To write my script, I took advantage of the fact that, from Drupal 7 onwards, nodes are a particular breed of the abstraction known as entities, and there are two very handy coding concepts in Drupal for dealing with entities, either in bulk or singly:

In bulk: Entity Field Query (Drupal core)
Because entities are an abstraction, in D7 you can't reliably e.g. run SQL statements against database tables, to work out what entites match what criteria. Entity Field Query understands that abstraction, though, and provides db_select-like syntax for building up a query. To avoid performance problems, the query only returns the absolute minimum of data: typically, in the case of nodes, node ID and content type.
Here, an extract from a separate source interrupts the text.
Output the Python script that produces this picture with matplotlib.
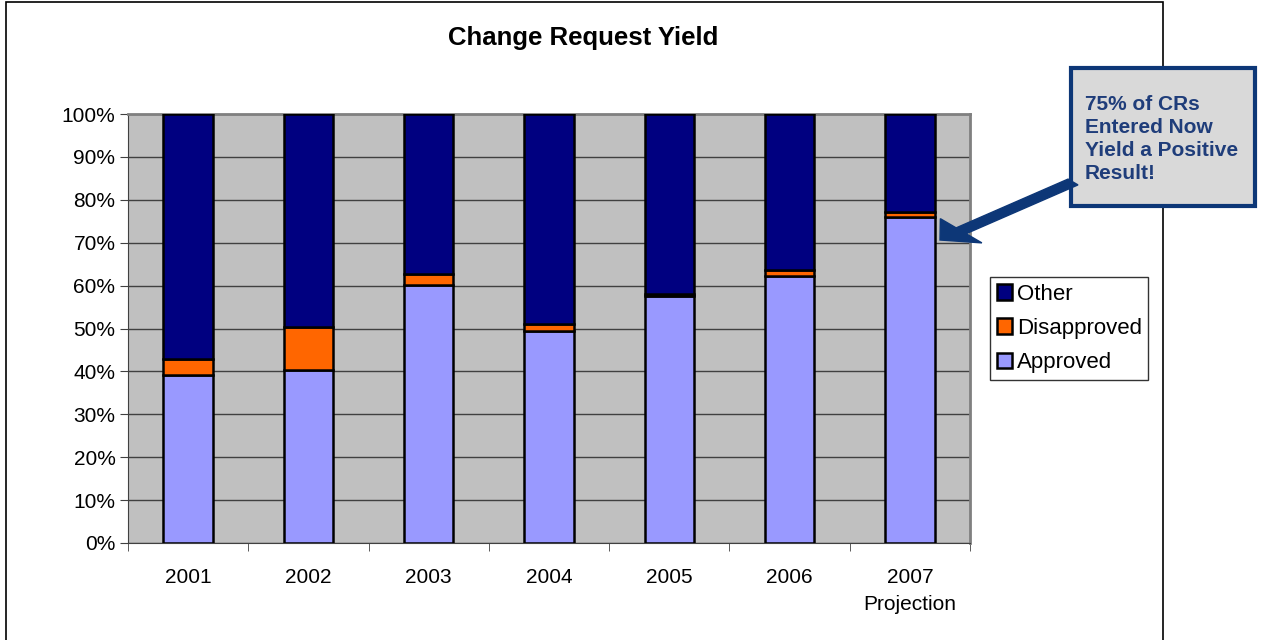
import numpy as np
import matplotlib.pyplot as plt
from matplotlib.patches import Rectangle, FancyArrow
from matplotlib.ticker import PercentFormatter, FixedLocator

plt.rcParams['font.family'] = ['Liberation Sans', 'DejaVu Sans']

years = ['2001', '2002', '2003', '2004', '2005', '2006', '2007\nProjection']
approved = [39.2, 40.3, 60.1, 49.4, 57.6, 62.2, 76.0]
disapproved = [3.6, 10.0, 2.5, 1.6, 0.4, 1.4, 1.1]
other = [100 - a - d for a, d in zip(approved, disapproved)]

fig = plt.figure(figsize=(12.69, 6.4), dpi=100)
fig.patches.append(Rectangle((6 / 1269, -0.1), 1157 / 1269, 1.1 - 2 / 640,
                             transform=fig.transFigure, fill=False,
                             edgecolor='black', linewidth=1.2))

ax = fig.add_axes([128 / 1269, 97 / 640, 842 / 1269, 429 / 640])
ax.set_facecolor('#c0c0c0')
x = np.arange(len(years))
w = 0.41
ax.bar(x, approved, w, color='#9999ff', edgecolor='black', linewidth=1.8,
       label='Approved', zorder=3)
ax.bar(x, disapproved, w, bottom=approved, color='#ff6600', edgecolor='black',
       linewidth=1.8, label='Disapproved', zorder=3)
ax.bar(x, other, w, bottom=np.add(approved, disapproved), color='#000080',
       edgecolor='black', linewidth=1.8, label='Other', zorder=3)

ax.set_xlim(-0.5, len(years) - 0.5)
ax.set_ylim(0, 100)
ax.set_yticks(np.arange(0, 101, 10))
ax.yaxis.set_major_formatter(PercentFormatter(decimals=0))
ax.grid(axis='y', color='#404040', linewidth=1, zorder=0)
ax.set_xticks(x)
ax.set_xticklabels(years, fontsize=15, linespacing=1.5)
ax.xaxis.set_minor_locator(FixedLocator(np.arange(-0.5, len(years), 1.0)))
ax.tick_params(axis='x', which='major', length=0, pad=18)
ax.tick_params(axis='x', which='minor', length=6, color='#404040')
ax.tick_params(axis='y', length=6, color='#404040', labelsize=15, pad=3)
for s in ['top', 'right']:
    ax.spines[s].set_color('#808080')
    ax.spines[s].set_linewidth(2)
ax.spines['left'].set_color('#404040')
ax.spines['bottom'].set_color('#404040')

fig.text(583 / 1269, 1 - 38 / 640, 'Change Request Yield', ha='center',
         va='center', fontsize=18.5, fontweight='bold')

handles, labels = ax.get_legend_handles_labels()
leg = fig.legend(handles[::-1], labels[::-1], loc='upper left',
                 bbox_to_anchor=(990 / 1269, 1 - 277 / 640), fontsize=16,
                 frameon=True, fancybox=False, edgecolor='black',
                 handlelength=0.7, handleheight=0.7, handletextpad=0.2,
                 borderpad=0.3, labelspacing=0.6, borderaxespad=0)
leg.get_frame().set_linewidth(1)

fig.patches.append(Rectangle((1071 / 1269, 1 - 206 / 640), 184 / 1269, 138 / 640,
                             transform=fig.transFigure, facecolor='#d9d9d9',
                             edgecolor='#0d3777', linewidth=3, zorder=5))
fig.text(1085 / 1269, 1 - 139 / 640,
         '75% of CRs\nEntered Now\nYield a Positive\nResult!',
         ha='left', va='center', fontsize=15, fontweight='bold',
         color='#1f3d7a', linespacing=1.28, zorder=6)
fig.patches.append(FancyArrow(1073 / 1269, 1 - 182 / 640,
                              (940 - 1073) / 1269, (182 - 240) / 640,
                              width=0.012, head_width=0.05, head_length=0.022,
                              length_includes_head=True, color='#0d3777',
                              transform=fig.transFigure, zorder=6))

fig.savefig('out.png', dpi=100)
This EFQ quick overview is really helpful and worth reading.
Singly: Entity Metadata Wrapper (in the third-party Entity API module)
In Drupal, core entities like nodes aren't very object-oriented: they're really just object-like arrays of arrays of arrays of etc. Entity Metadata Wrapper wraps around an entity, and provides more object-oriented routes to reading and modifying its properties: fields, author UID, status etc. It especially removes the pain of guessing: what language key do I use for this field? is it "und"? is it "en"? This EMW quick overview is slightly less helpful, but only because there's a lot to cover in EMW. For complex fields like links or rich text, a handdful of examples really helps.

In summary: EFQ provided me with a list of node IDs to iterate over; EMW wrapped around each loaded node in turn so I could modify the fields. Below is the finished script, with comments explaining aspects of it.

<?php
 
// Search for publication nodes of publication type "report".
$efq = new EntityFieldQuery();
$efq
  // Conditions on the entity - its type and its bundle ("sub-type")
  ->entityCondition('entity_type', 'node')
  ->entityCondition('bundle', 'publication')
  // Conditions on the entity's fields
  // * a "sub-sub-type" we use for publications.
  ->fieldCondition('field_publication_type', 'value', 'report')
  // * check for a full-text version of the body: once processed, this is empty.
  ->fieldCondition('field_body', 'value', '', '!=');
 
// Execute, returning an array of arrays.
$result = $efq->execute();
 
// Ensure we've got some node results.
if (!isset($result['node'])) {
  drush_log("No nodes to process.", "ok");
  return;
}
 
// Iterate over the result, loading each node at a time.
foreach($result['node'] as $nid => $stub_node) {
  // Load the full node and wrap it with entity_metadata_wrapper().
  $node = node_load($nid);
  $wrapped_node = entity_metadata_wrapper("node", $node);
 
  // If there's a full-text field_body, swap it into the summary;
  // then delete that full version, so it's blank, and save.
  $full_body = $wrapped_node->field_body->value();
  if ($full_body["value"]) {
    $full_body["summary"] = $full_body["value"];
    $full_body["value"] = "";
    $wrapped_node->field_body->set($full_body);
    $wrapped_node->save();
  }
 
  // Log our progress.
  drush_log("Processed nid={$node->nid}, title={$node->title}", "ok");
}

EFQ and EMW both worked together really well, and it felt clear to me what was going on, and where bugs or problems might arise. I can heartily recommend using them both, separately or together.

Comments

Just for the sake of optimization it's probably worth using node_load_multiple() here instead of node_load in a loop. Aside from that a very interesting read - definitely bookmarking!

That's certainly a good point, but I would be wary of using node_load_multiple() if you're going to have very large result sets. It's fine IMHO to use it for maybe 5 or 10 nodes (e.g. a nodereference or entityreference field) but the data I've been working on has returned 100s or 1000s of them.

At that point, you would want to: load each node in turn; keep overwriting the $node and $wrapped_node variables; and let PHP's garbage collection remove the older nodes and EMW objects from memory for you (it might need an unset() hint, I'm not sure.) However, if you're loading the whole data set at the start, then doing more complex manipulations on each node in turn, then on big, complex sites you're liable to run out of memory before you finish.

It's definitely worth looking at on a case-by-case basis, though.

Nice and simple article but

third-party Entity API module

sounds too commercial where that module(and almost all) is contributed one :)

Thanks, but I've found from my clients that people who aren't used to Drupal's terminology don't generally understand what "contributed" means. People "contribute" to Drupal core, after all, so Drupal core is "contributed" as far as they're concerned.

"Third party" makes it clearer that it's separate from the main Drupal project, and it doesn't sound at all commercial to me: but then I very rarely work with any commercial software.